* _TASK GOAL_
Repeat each line of the material below exactly as it appears, minus any pictures.

· · · ·

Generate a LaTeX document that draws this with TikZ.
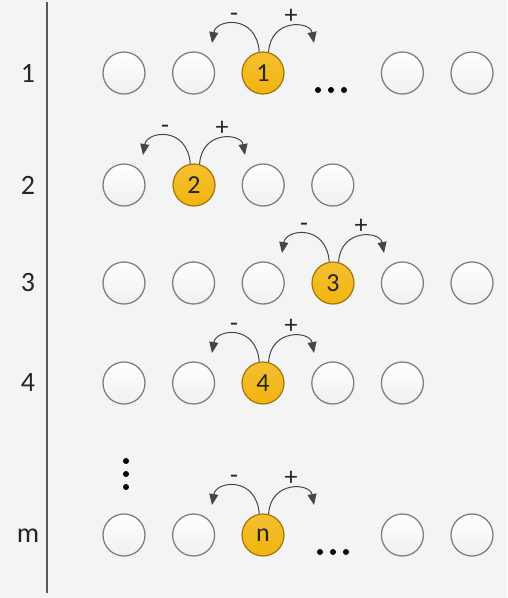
\documentclass[tikz,border=0pt]{standalone}
\usepackage{fontspec}
\setmainfont{Carlito}
\usetikzlibrary{arrows.meta}

\definecolor{bgcol}{RGB}{244,244,244}
\definecolor{ballgold}{RGB}{242,180,14}
\definecolor{balledge}{RGB}{160,118,8}
\definecolor{ringgray}{RGB}{128,128,128}
\definecolor{arcgray}{RGB}{70,70,70}

\begin{document}
\begin{tikzpicture}[x=1pt,y=-1pt,
	ring/.style={circle,draw=ringgray,line width=1.3pt,minimum size=42pt,inner sep=0pt,top color=white,bottom color=gray!12},
	ball/.style={circle,draw=balledge,line width=1.2pt,top color=ballgold!85!white,bottom color=ballgold,minimum size=42pt,inner sep=0pt,text=black!85,font=\fontsize{26}{28}\selectfont},
	rowlab/.style={font=\fontsize{28}{30}\selectfont,text=black!85},
	sign/.style={font=\fontsize{26}{28}\selectfont,text=black!85,inner sep=0pt,anchor=base},
	hop/.style={draw=arcgray,line width=1pt,-{Triangle[length=11pt,width=9pt]}}]
	\useasboundingbox (0,0) rectangle (507,598);
	\fill[bgcol] (0,0) rectangle (507,598);
	\draw [black!65,line width=1.2pt] (47,2) -- (47,593);

	% row labels
	\node [rowlab] (lab1) at (28,73) {1};
	\node [rowlab] (lab2) at (28,185) {2};
	\node [rowlab] (lab3) at (28,283) {3};
	\node [rowlab] (lab4) at (28,383) {4};
	\node [rowlab] (labm) at (28,536) {m};

	% empty places
	\foreach \c in {1,2,5,6} \node [ring] (r1-\c) at ({124+69.6*(\c-1)},73) {};
	\foreach \c in {1,3,4} \node [ring] (r2-\c) at ({124+69.6*(\c-1)},185) {};
	\foreach \c in {1,2,3,5,6} \node [ring] (r3-\c) at ({124+69.6*(\c-1)},283) {};
	\foreach \c in {1,2,4,5} \node [ring] (r4-\c) at ({124+69.6*(\c-1)},383) {};
	\foreach \c in {1,2,5,6} \node [ring] (rm-\c) at ({124+69.6*(\c-1)},535) {};

	% occupied places
	\node [ball] (k1) at (263,73) {1};
	\node [ball] (k2) at (194,185) {2};
	\node [ball] (k3) at (333,283) {3};
	\node [ball] (k4) at (263,383) {4};
	\node [ball] (km) at (263,535) {n};

	\foreach \b in {k1,k2,k3,k4,km} {
		\coordinate (\b-l) at ([shift={(-51,-30)}]\b.center);
		\coordinate (\b-r) at ([shift={(51,-30)}]\b.center);
		\draw [hop] (\b.100) .. controls +(-3,-38) and +(4,-24) .. (\b-l);
		\draw [hop] (\b.75) .. controls +(2,-34) and +(-4,-22) .. (\b-r);
		\node [sign] (\b-minus) at ([shift={(-29,-52)}]\b.center) {-};
		\node [sign] (\b-plus) at ([shift={(28,-50)}]\b.center) {+};
	}

	% dots
	\foreach \x in {318,331,344} \fill (\x,90) circle (3pt);
	\foreach \x in {320,333,346} \fill (\x,552) circle (3pt);
	\foreach \y in {461,474,487} \fill (126,\y) circle (3pt);
\end{tikzpicture}
\end{document}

· · · ·

* _THE REPLY_
Generate a LaTeX document that draws this with TikZ.
\documentclass[tikz,border=0pt]{standalone}
\usepackage{fontspec}
\setmainfont{Carlito}
\usetikzlibrary{arrows.meta}

\definecolor{bgcol}{RGB}{244,244,244}
\definecolor{ballgold}{RGB}{242,180,14}
\definecolor{balledge}{RGB}{160,118,8}
\definecolor{ringgray}{RGB}{128,128,128}
\definecolor{arcgray}{RGB}{70,70,70}

\begin{document}
\begin{tikzpicture}[x=1pt,y=-1pt,
	ring/.style={circle,draw=ringgray,line width=1.3pt,minimum size=42pt,inner sep=0pt,top color=white,bottom color=gray!12},
	ball/.style={circle,draw=balledge,line width=1.2pt,top color=ballgold!85!white,bottom color=ballgold,minimum size=42pt,inner sep=0pt,text=black!85,font=\fontsize{26}{28}\selectfont},
	rowlab/.style={font=\fontsize{28}{30}\selectfont,text=black!85},
	sign/.style={font=\fontsize{26}{28}\selectfont,text=black!85,inner sep=0pt,anchor=base},
	hop/.style={draw=arcgray,line width=1pt,-{Triangle[length=11pt,width=9pt]}}]
	\useasboundingbox (0,0) rectangle (507,598);
	\fill[bgcol] (0,0) rectangle (507,598);
	\draw [black!65,line width=1.2pt] (47,2) -- (47,593);

	% row labels
	\node [rowlab] (lab1) at (28,73) {1};
	\node [rowlab] (lab2) at (28,185) {2};
	\node [rowlab] (lab3) at (28,283) {3};
	\node [rowlab] (lab4) at (28,383) {4};
	\node [rowlab] (labm) at (28,536) {m};

	% empty places
	\foreach \c in {1,2,5,6} \node [ring] (r1-\c) at ({124+69.6*(\c-1)},73) {};
	\foreach \c in {1,3,4} \node [ring] (r2-\c) at ({124+69.6*(\c-1)},185) {};
	\foreach \c in {1,2,3,5,6} \node [ring] (r3-\c) at ({124+69.6*(\c-1)},283) {};
	\foreach \c in {1,2,4,5} \node [ring] (r4-\c) at ({124+69.6*(\c-1)},383) {};
	\foreach \c in {1,2,5,6} \node [ring] (rm-\c) at ({124+69.6*(\c-1)},535) {};

	% occupied places
	\node [ball] (k1) at (263,73) {1};
	\node [ball] (k2) at (194,185) {2};
	\node [ball] (k3) at (333,283) {3};
	\node [ball] (k4) at (263,383) {4};
	\node [ball] (km) at (263,535) {n};

	\foreach \b in {k1,k2,k3,k4,km} {
		\coordinate (\b-l) at ([shift={(-51,-30)}]\b.center);
		\coordinate (\b-r) at ([shift={(51,-30)}]\b.center);
		\draw [hop] (\b.100) .. controls +(-3,-38) and +(4,-24) .. (\b-l);
		\draw [hop] (\b.75) .. controls +(2,-34) and +(-4,-22) .. (\b-r);
		\node [sign] (\b-minus) at ([shift={(-29,-52)}]\b.center) {-};
		\node [sign] (\b-plus) at ([shift={(28,-50)}]\b.center) {+};
	}

	% dots
	\foreach \x in {318,331,344} \fill (\x,90) circle (3pt);
	\foreach \x in {320,333,346} \fill (\x,552) circle (3pt);
	\foreach \y in {461,474,487} \fill (126,\y) circle (3pt);
\end{tikzpicture}
\end{document}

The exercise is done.